Daha hukuk alanında, sanatta, sokakta, basında, sosyal medyada vb yapacağımız işler var. Tecrit nedir ve neden kalkmalıdır konusunu çok yalın bir şekilde anlatmak da önümüzde duran işlerden biri. Ben, çoğulluğu sınırlandırıcı bir şey olarak değil zenginleştirici bir hal olarak yaşayabilmek önemli diye düşünüyorum. Esneklik, ama herkesin varlığını kabul eden, alan tanıyan bir yerden esneklik. Benim düşüncem bunu sonunda başaracak olan kadınlar. Henüz tam başarmadık. “Asgari müşterek” konusunu kavrayışımızda bir yanlışlık var gibi geliyor bana. Ama bu tartışmayı da kadınlar yapacak ve kadınlar aşacak bence.

– Kadınlar Leyla ve bedenini açlığa yatıran tutsaklar ve dışarıdaki eylemciler için neler yapabilir, siz nasıl bir çağrı yapmak istersiniz?

– Kadınlar hem tepkilerini dile getirmenin etkili ve yaratıcı, ortamı sarsıcı yollarını hep bulmuşlar hem de çözüme ulaşma yollarının hep peşinde olmuşlardır.

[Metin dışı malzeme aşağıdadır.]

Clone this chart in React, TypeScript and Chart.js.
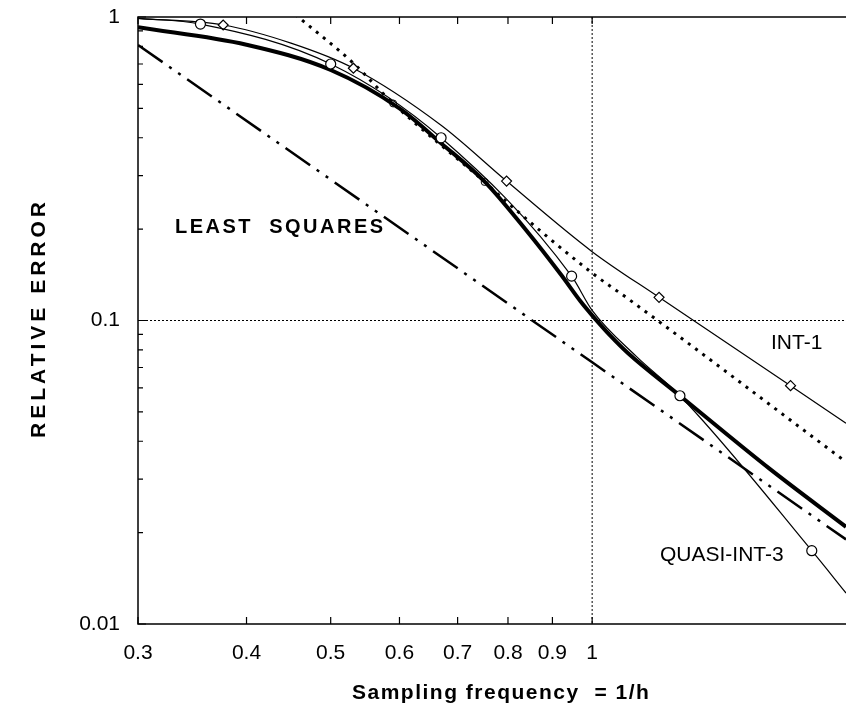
import React, { useEffect, useRef } from "react";
import { Chart, registerables } from "chart.js";

Chart.register(...registerables);

// ---- data (log-log axes) ----
const xTickValues = [0.3, 0.4, 0.5, 0.6, 0.7, 0.8, 0.9, 1];
const yTickValues = [0.01, 0.1, 1];

const thickX = [0.3, 0.4, 0.5, 0.6, 0.67, 0.752, 0.84, 0.92, 0.97, 1.0, 1.05, 1.1, 1.262, 1.6, 1.96];
const thickY = [0.925, 0.81, 0.669, 0.5, 0.384, 0.287, 0.198, 0.142, 0.1155, 0.104, 0.089, 0.078, 0.0565, 0.0325, 0.0209];

const quasiX = [0.3, 0.354, 0.5, 0.67, 0.947, 1.0, 1.125, 1.262, 1.79, 1.96];
const quasiY = [0.99, 0.948, 0.7, 0.4, 0.14, 0.108, 0.076, 0.0565, 0.01744, 0.01265];
const quasiMarked = [false, true, true, true, true, false, false, true, true, false];

const int1X = [0.3, 0.376, 0.45, 0.531, 0.67, 0.797, 1.0, 1.194, 1.692, 1.96];
const int1Y = [0.99, 0.941, 0.82, 0.678, 0.44, 0.288, 0.1686, 0.1192, 0.061, 0.0459];
const int1Marked = [false, true, false, true, false, true, false, true, true, false];

const dottedX = [0.455, 0.531, 0.59, 0.752, 0.797, 1.0, 1.105, 1.96];
const dottedY = [1.02, 0.704, 0.519, 0.286, 0.246, 0.1434, 0.1168, 0.0342];
const dottedMarked = [false, false, true, true, false, false, false, false];

const lsqX = [0.3, 1.0, 1.96];
const lsqY = [0.809, 0.0728, 0.019];

const seriesLabels = ["LEAST  SQUARES", "INT-1", "QUASI-INT-3"];
const xTitle = "Sampling frequency  = 1/h";
const yTitle = "RELATIVE ERROR";

const FONT = "'Liberation Sans', Arial, Helvetica, sans-serif";

const toPts = (xs: number[], ys: number[]) => xs.map((x, i) => ({ x, y: ys[i] }));

const decorPlugin = {
  id: "decor",
  beforeDatasetsDraw(chart: any) {
    const { ctx, chartArea: a, scales } = chart;
    const xs = scales.x, ys = scales.y;
    ctx.save();
    ctx.strokeStyle = "#000";
    ctx.lineWidth = 1;
    ctx.setLineDash([2, 2]);
    const gx = xs.getPixelForValue(1);
    ctx.beginPath();
    ctx.moveTo(gx, a.top);
    ctx.lineTo(gx, a.bottom);
    const gy = ys.getPixelForValue(0.1);
    ctx.moveTo(a.left, gy);
    ctx.lineTo(a.right, gy);
    ctx.stroke();
    ctx.restore();
  },
  afterDatasetsDraw(chart: any) {
    const { ctx, chartArea: a, scales } = chart;
    const xs = scales.x, ys = scales.y;
    ctx.save();
    ctx.strokeStyle = "#000";
    ctx.lineWidth = 1.5;
    ctx.setLineDash([]);
    ctx.beginPath();
    ctx.moveTo(a.right, a.top);
    ctx.lineTo(a.left, a.top);
    ctx.lineTo(a.left, a.bottom);
    ctx.lineTo(a.right, a.bottom);
    ctx.stroke();
    ctx.lineWidth = 1.2;
    ctx.beginPath();
    xTickValues.forEach((v) => {
      const px = xs.getPixelForValue(v);
      ctx.moveTo(px, a.bottom);
      ctx.lineTo(px, a.bottom - 7);
      ctx.moveTo(px, a.top);
      ctx.lineTo(px, a.top + 7);
    });
    [0.01, 0.1].forEach((d) => {
      for (let k = 1; k <= 10; k++) {
        const v = d * k;
        const py = ys.getPixelForValue(v);
        const len = k === 1 || k === 10 ? 8 : 5;
        ctx.moveTo(a.left, py);
        ctx.lineTo(a.left + len, py);
      }
    });
    ctx.stroke();

    ctx.fillStyle = "#000";
    ctx.textBaseline = "middle";
    ctx.textAlign = "left";
    ctx.font = `bold 20px ${FONT}`;
    (ctx as any).letterSpacing = "2.5px";
    ctx.fillText(seriesLabels[0], 175, 227);
    (ctx as any).letterSpacing = "0px";
    ctx.font = `21px ${FONT}`;
    ctx.fillText(seriesLabels[1], 771, 343);
    ctx.fillText(seriesLabels[2], 660, 555);

    ctx.font = `bold 21px ${FONT}`;
    (ctx as any).letterSpacing = "1.5px";
    ctx.fillText(xTitle, 352, 693);
    ctx.save();
    ctx.translate(39, 318);
    ctx.rotate(-Math.PI / 2);
    ctx.textAlign = "center";
    (ctx as any).letterSpacing = "4px";
    ctx.fillText(yTitle, 0, 0);
    ctx.restore();
    (ctx as any).letterSpacing = "0px";
    ctx.restore();
  },
};

export default function App() {
  const ref = useRef<HTMLCanvasElement | null>(null);
  useEffect(() => {
    if (!ref.current) return;
    const radius = (marked: boolean[], r: number) => (c: any) => (marked[c.dataIndex] ? r : 0);
    const chart = new Chart(ref.current, {
      type: "line",
      data: {
        datasets: [
          {
            label: "QUASI-INT-3",
            data: toPts(quasiX, quasiY),
            borderColor: "#000",
            borderWidth: 1.2,
            pointStyle: "circle",
            pointRadius: radius(quasiMarked, 5),
            pointBackgroundColor: "#fff",
            pointBorderColor: "#000",
            pointBorderWidth: 1.2,
            cubicInterpolationMode: "monotone",
            order: 1,
          },
          {
            label: "INT-1",
            data: toPts(int1X, int1Y),
            borderColor: "#000",
            borderWidth: 1.2,
            pointStyle: "rectRot",
            pointRadius: radius(int1Marked, 5),
            pointBackgroundColor: "#fff",
            pointBorderColor: "#000",
            pointBorderWidth: 1.2,
            cubicInterpolationMode: "monotone",
            order: 2,
          },
          {
            label: "thick",
            data: toPts(thickX, thickY),
            borderColor: "#000",
            borderWidth: 4,
            pointRadius: 0,
            cubicInterpolationMode: "monotone",
            order: 3,
          },
          {
            label: "dotted",
            data: toPts(dottedX, dottedY),
            borderColor: "#000",
            borderWidth: 3,
            borderDash: [3, 6],
            pointStyle: "circle",
            pointRadius: radius(dottedMarked, 3.5),
            pointBackgroundColor: "#fff",
            pointBorderColor: "#000",
            pointBorderWidth: 1,
            cubicInterpolationMode: "monotone",
            order: 4,
          },
          {
            label: "LEAST SQUARES",
            data: toPts(lsqX, lsqY),
            borderColor: "#000",
            borderWidth: 2.5,
            borderDash: [30, 8, 3, 8, 3, 8],
            pointRadius: 0,
            order: 5,
          },
        ],
      },
      options: {
        animation: false,
        responsive: false,
        devicePixelRatio: 1,
        layout: { padding: { top: 17, right: 0, left: 0, bottom: 0 } },
        plugins: { legend: { display: false }, tooltip: { enabled: false } },
        scales: {
          x: {
            type: "logarithmic",
            min: 0.3,
            max: 1.96,
            afterBuildTicks: (s: any) => {
              s.ticks = xTickValues.map((v) => ({ value: v }));
            },
            afterFit: (s: any) => {
              s.height = 87;
              s.paddingLeft = 0;
              s.paddingRight = 0;
            },
            grid: { display: false, drawTicks: false },
            border: { display: false },
            ticks: {
              autoSkip: false,
              maxRotation: 0,
              padding: 17,
              color: "#000",
              font: { family: FONT, size: 21 },
              callback: (v: any) => String(v),
            },
          },
          y: {
            type: "logarithmic",
            min: 0.01,
            max: 1,
            afterBuildTicks: (s: any) => {
              s.ticks = yTickValues.map((v) => ({ value: v }));
            },
            afterFit: (s: any) => {
              s.width = 138;
              s.paddingTop = 0;
              s.paddingBottom = 0;
            },
            grid: { display: false, drawTicks: false },
            border: { display: false },
            ticks: {
              padding: 18,
              color: "#000",
              font: { family: FONT, size: 21 },
              callback: (v: any) => String(v),
            },
          },
        },
      },
      plugins: [decorPlugin],
    } as any);
    return () => chart.destroy();
  }, []);
  return (
    <div style={{ position: "fixed", left: 0, top: 0, width: 846, height: 711, background: "#fff" }}>
      <canvas ref={ref} width={846} height={711} style={{ width: 846, height: 711 }} />
    </div>
  );
}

Kadınlar başta Leyla Güven binlerce insanın yasa uygulansın, mutlak tecrit kalksın diye canını ortaya koymuş olmasını görmezden gelemez. Görmezden gelmek, kulak vermemek erkek özelliğidir, egemen özelliğidir, ezen özelliğidir. Kadınlar kendini, evde, ailede, sokakta ne yaşadığını itiraf etmese de bilir. Dinlemeyi, duymayı, görmeyi bilir. Kadınlar direnmeye cüret eden bu kadına kulak kabartmalı, duyduğunu bildiğini hızla paylaşarak ses olmanın yolunu aramalı. Bu fısıltı bütün topluma yayılmalı. HerYerdeLeyla olmalı biz kadınlar egemenlerin kafalarını çevirdikleri her yerde Leyla’yı ve binlerce açlık grevciyi hatırlamasının yollarını bulmalıyız. Madem biz her yerdeyiz Leyla her yere bizimle birlikte taşınabilir. Yeter ki bunu iş edinelim. Yapacağız bunu; inanıyorum.